With some Internet providers reporting increases in traffic of 60% since the start of the pandemic, as people adapt to living and working online, the OECD’s latest Digital Economy Outlook reveals the gaps between and within countries in access to fast and reliable Internet. For example, the share of fibre in fixed broadband subscriptions in OECD countries ranges from 82% in Korea and 79% in Japan to below 5% in Austria, Belgium, Germany, Greece, Israel and the United Kingdom, with high-speed connections often sparse in rural areas. OECD countries count roughly twice the level of high-speed mobile Internet subscriptions per inhabitant and three times the level of fixed broadband subscriptions as non-OECD countries.
“Digital technologies have helped our economies and societies to avoid a complete standstill during the COVID-19 crisis, and have enabled us to learn more about the virus, accelerate the search for a vaccine and track the development of the pandemic,” said OECD Deputy Secretary-General Ulrik Vestergaard Knudsen, launching the report at a virtual event. “But the crisis has also accentuated our dependence on digital technologies and exposed the reality of the digital divides between and within countries. We are at a turning point in the digital transformation, and the shape of our economies and societies post-COVID will depend on how well we can progress and narrow these divides.”
The digital transformation was accelerating prior to COVID-19 as an increasing number of governments place digital strategies at the heart of their policy agendas. Surging demand for bandwidth-intensive communication services from e-commerce, teleworking, online social activities and increased cross-border collaboration by governments and academics should spur further progress. Today’s reliance on digital solutions has also added urgency to concerns around privacy and security by creating a fertile environment for cybercriminals.
Average mobile data usage per subscription in OECD countries already quadrupled in the four years to June 2019, and prices for high-usage mobile broadband fell by 59% over 2013-19, according to the report, which draws data from the OECD’s regularly updated Broadband Portal. As of June 2020, 5G commercial services were available in 22 OECD countries.
OECD economies counted 113 high-speed mobile Internet subscriptions per 100 inhabitants as of June 2019, up from 32 per 100 a decade earlier, while non-OECD countries counted 60 such subscriptions per 100 people.
Fixed broadband subscriptions number 32 per 100 inhabitants in OECD countries (more than three times the non-OECD level of 9 per 100) with fibre connections accounting for 27% of subscriptions.
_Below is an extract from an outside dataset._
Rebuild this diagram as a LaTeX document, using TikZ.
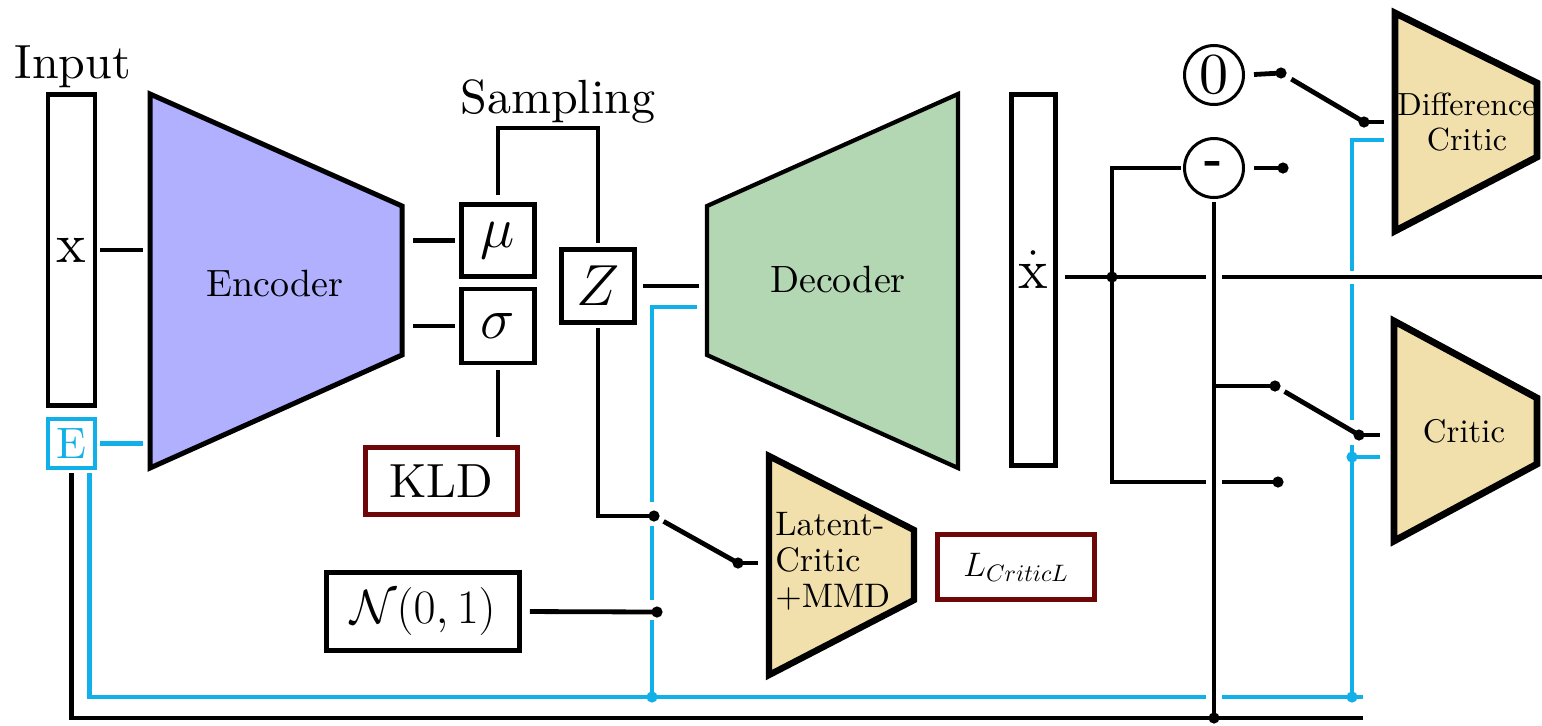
\RequirePackage{fix-cm}
\documentclass[tikz,border=0pt]{standalone}
\usepackage{fontspec}
\setmainfont{lmroman10-regular}[Extension=.otf, BoldFont=lmroman10-bold, ItalicFont=lmroman10-italic]
\definecolor{encfill}{RGB}{176,176,255}
\definecolor{decfill}{RGB}{179,214,179}
\definecolor{crfill}{RGB}{241,224,172}
\definecolor{cyanline}{RGB}{18,176,232}
\definecolor{lossred}{RGB}{110,8,8}
\newcommand\myfs[2]{\fontsize{#1}{#2}\selectfont}
\begin{document}
\begin{tikzpicture}[x=0.5pt, y=-0.5pt,
  cn/.style={line width=2.4pt, shorten <=2pt, shorten >=2pt},
  cnb/.style={cn, draw=cyanline},
  bx/.style={draw, line width=2.4pt, inner sep=0pt, fill=white},
  lossbx/.style={bx, draw=lossred, line width=2.1pt},
  circ/.style={draw, circle, line width=1.5pt, minimum size=29.5pt, inner sep=0pt},
  trap/.style={draw, line width=2.5pt, line join=miter},
  halo/.style={draw=white, line width=8pt, shorten <=2pt},
  jdot/.style={fill=black},
  bdot/.style={fill=cyanline}]
\useasboundingbox (0,0) rectangle (1542,725);

% ---------- trapezoid corners ----------
\coordinate (encTL) at (150,94);  \coordinate (encTR) at (402,206);
\coordinate (encBR) at (402,355); \coordinate (encBL) at (150,468);
\coordinate (encL) at (150,281);  \coordinate (encR) at (402,281);
\coordinate (decTL) at (707,206); \coordinate (decTR) at (958,94);
\coordinate (decBR) at (958,468); \coordinate (decBL) at (707,355);
\coordinate (decL) at (707,281);
\coordinate (lcTL) at (769,456);  \coordinate (lcTR) at (914,530);
\coordinate (lcBR) at (914,600);  \coordinate (lcBL) at (769,675);
\coordinate (lcL) at (769,565);
\coordinate (dcTL) at (1395,13);  \coordinate (dcTR) at (1537,83);
\coordinate (dcBR) at (1537,157); \coordinate (dcBL) at (1395,231);
\coordinate (dcL) at (1395,122);
\coordinate (crTL) at (1394,321); \coordinate (crTR) at (1537,398);
\coordinate (crBR) at (1537,464); \coordinate (crBL) at (1394,541);
\coordinate (crL) at (1394,431);

% ---------- shapes ----------
\draw[trap, fill=encfill] (encTL) -- (encTR) -- (encBR) -- (encBL) -- cycle;
\draw[trap, fill=decfill, line width=2.1pt] (decTL) -- (decTR) -- (decBR) -- (decBL) -- cycle;
\draw[trap, fill=crfill, line width=3.2pt] (lcTL) -- (lcTR) -- (lcBR) -- (lcBL) -- cycle;
\draw[trap, fill=crfill, line width=3.4pt] (dcTL) -- (dcTR) -- (dcBR) -- (dcBL) -- cycle;
\draw[trap, fill=crfill, line width=3.4pt] (crTL) -- (crTR) -- (crBR) -- (crBL) -- cycle;

\node[anchor=base] (enclbl) at (275,296) {\myfs{19}{22}Encoder};
\node[anchor=base] (declbl) at (838,292) {\myfs{19}{22}Decoder};
\node[align=left, anchor=west, inner sep=0pt, font=\myfs{17}{18}] (lclbl) at (775,561) {Latent-\\Critic\\+MMD};
\node[align=center, inner sep=0pt, font=\myfs{16}{17.5}] (dclbl) at (1467,122) {Difference\\Critic};
\node (crlbl) at (1464,431) {\myfs{16.4}{18}Critic};

\node[bx, minimum width=23.5pt, minimum height=155.5pt] (in) at (71.5,250) {\myfs{28}{30}x};
\node[bx, draw=cyanline, text=cyanline, minimum width=23.5pt, minimum height=24.5pt] (E) at (71.5,443.5) {\myfs{22}{24}E};
\node[anchor=base] (inlbl) at (73,78) {\myfs{24}{28}Input};
\node[anchor=base] (samplbl) at (558,113) {\myfs{24}{28}Sampling};
\node[bx, minimum width=36.5pt, minimum height=36pt] (mu) at (498,240.5) {\myfs{29}{32}$\mu$};
\node[bx, minimum width=36.5pt, minimum height=37pt] (sg) at (498,326) {\myfs{29}{32}$\sigma$};
\node[bx, minimum width=36.5pt, minimum height=36.5pt] (Z) at (598,286) {\myfs{29}{32}$Z$};
\node[lossbx, minimum width=76pt, minimum height=33.5pt] (kld) at (441.5,481) {\myfs{24}{28}KLD};
\node[bx, minimum width=96.5pt, minimum height=39pt] (N) at (423,611.5) {\myfs{24}{28}$\mathcal{N}(0,1)$};
\node[lossbx, minimum width=78.5pt, minimum height=32.5pt] (lcl) at (1016,567) {\myfs{17}{20}$L_{CriticL}$};
\node[bx, minimum width=22pt, minimum height=185.5pt] (xd) at (1033.5,280) {\raisebox{-4pt}[0pt][0pt]{\myfs{28}{30}$\dot{\mathrm{x}}$}};
\node[circ] (zero) at (1214,75) {\myfs{29}{30}0};
\node[circ] (minus) at (1214,168) {\myfs{24}{28}\bfseries -};

% ---------- helper coordinates ----------
\coordinate (sampY) at (0,128);
\coordinate (decB) at (707,307);
\coordinate (bx1) at (652,697);
\coordinate (busB) at (0,697);
\coordinate (busBend) at (1363,697);
\coordinate (busK) at (0,718);
\coordinate (busKend) at (1363,718);
\coordinate (swl) at (654,516);
\coordinate (lcin) at (738,563);
\coordinate (nd) at (657,612);
\coordinate (jx) at (1112,277);
\coordinate (xr) at (1546,277);
\coordinate (sw0) at (1281,73);
\coordinate (dcin) at (1364,122);
\coordinate (sw2) at (1283,168);
\coordinate (sw3) at (1278,482);
\coordinate (sw4) at (1275,386);
\coordinate (crin) at (1359,435);
\coordinate (dcb) at (1395,140);
\coordinate (bx2) at (1352,697);
\coordinate (bxc) at (1352,457);

% ---------- blue lines ----------
\draw[cnb, shorten <=1.5pt, shorten >=3.5pt] (E.east) -- (E.east -| encL);
\draw[cnb, shorten <=5pt, shorten >=0pt] (decB) -| (bx1);
\draw[cnb, shorten <=1.5pt, shorten >=0pt] ([xshift=-4pt]E.south east) -- ([xshift=-4pt]E.south east |- busB) -- (busBend);
\draw[cnb, shorten <=5.5pt, shorten >=0pt] (dcb) -| (bx2);
\draw[cnb, shorten <=0pt, shorten >=7pt] (bxc) -- (bxc -| crL);

% white gaps in the blue lines
\fill[white] (644,502) rectangle (660,526);
\fill[white] (644,600) rectangle (660,620);
\fill[white] (1344,271) rectangle (1360,284);
\fill[white] (1344,420) rectangle (1360,445);

% ---------- black lines ----------
\draw[cn, shorten <=1.5pt, shorten >=3.5pt] (in.east) -- (in.east -| encL);
\draw[cn, shorten <=5.5pt, shorten >=2pt] (mu.west -| encR) -- (mu.west);
\draw[cn, shorten <=5.5pt, shorten >=2pt] (sg.west -| encR) -- (sg.west);
\draw[cn, shorten <=3.5pt, shorten >=2pt] (mu.north) -- (mu.north |- sampY) -- (Z.north |- sampY) -- (Z.north);
\draw[cn, shorten <=2.5pt, shorten >=4pt] (sg.south) -- (sg.south |- kld.north);
\draw[cn, shorten <=3pt, shorten >=4pt] (Z.east) -- (Z.east -| decL);
\draw[cn, shorten <=1.5pt, shorten >=0pt] (Z.south) -- (Z.south |- swl) -- (swl);
\draw[cn, shorten <=5.5pt, shorten >=0pt] (swl) -- (lcin);
\draw[cn, shorten <=0pt, shorten >=5.5pt] (lcin) -- (lcin -| lcL);
\draw[cn, shorten <=4pt, shorten >=0pt] (N.east) -- (nd);

\draw[cn, shorten <=3.5pt, shorten >=0pt] (xd.east |- jx) -- (xr);
\draw[cn, shorten <=0pt, shorten >=1pt] (jx) -- (jx |- minus) -- (minus.west);
\draw[cn, shorten <=0pt, shorten >=0pt] (jx) -- (jx |- sw3) -- (sw3);
\draw[cn, shorten <=4.5pt, shorten >=0pt] (minus.east) -- (sw2);
\draw[cn, shorten <=4.5pt, shorten >=0pt] (zero.east) -- (sw0);
\draw[cn, shorten <=6pt, shorten >=0pt] (sw0) -- (dcin);
\draw[cn, shorten <=0pt, shorten >=5.5pt] (dcin) -- (dcin -| dcL);

% vertical from the difference node, crossing other lines
\draw[halo, shorten >=0pt] (minus.south) -- (minus.south |- busK);
\draw[cn, shorten <=1.5pt, shorten >=0pt] (minus.south) -- (minus.south |- busK);
\draw[cn, shorten <=0pt, shorten >=0pt] (minus.south |- sw4) -- (sw4);
\draw[cn, shorten <=5.5pt, shorten >=0pt] (sw4) -- (crin);
\draw[cn, shorten <=0pt, shorten >=7pt] (crin) -- (crin -| crL);
\draw[cn, shorten <=1.5pt, shorten >=0pt] (E.south) -- (E.south |- busK) -- (busKend);

% ---------- junction dots ----------
\foreach \p in {swl,lcin,nd,jx,sw0,dcin,sw2,sw3,sw4,crin}
  \fill[jdot] (\p) circle[radius=2.8pt];
\fill[jdot] (minus.south |- busK) circle[radius=2.8pt];
\foreach \p in {bx1,bx2,bxc}
  \fill[bdot] (\p) circle[radius=2.8pt];
\end{tikzpicture}
\end{document}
There are persistent gaps between rural and urban households in terms of availability of quality fixed broadband connections.
Prior to the pandemic, in 2019, only a quarter of firms with over 10 employees across the OECD made e-commerce sales, while a third of firms had purchased cloud computing services and more than half had a social media presence. The share of people using e-government services stood at 58% in 2019, up from 43% in 2010.
The share of adults using the Internet ranges from over 95% in some OECD countries to less than 70% in others. Gaps in Internet access or usage due to age or income level mean uneven access to public information and services, especially critical during a pandemic. In a future where jobs, education, healthcare and even social interactions may depend on digital technologies, failing to ensure widespread digital access risks deepening inequalities and hindering countries’ efforts to emerge stronger from the pandemic, the report says.
Governments can strengthen broadband deployment by promoting private investment and competition, encouraging infrastructure sharing and setting minimum levels of coverage for rural areas in spectrum auctions, the report says.
To meet the current surge in demand for network connectivity, the report recommends measures like temporarily releasing additional spectrum or approving commercial transactions that put unused spectrum into service, upgrading interconnection capacity between networks and finding ways to encourage broadband providers to deploy more fibre deeper into networks.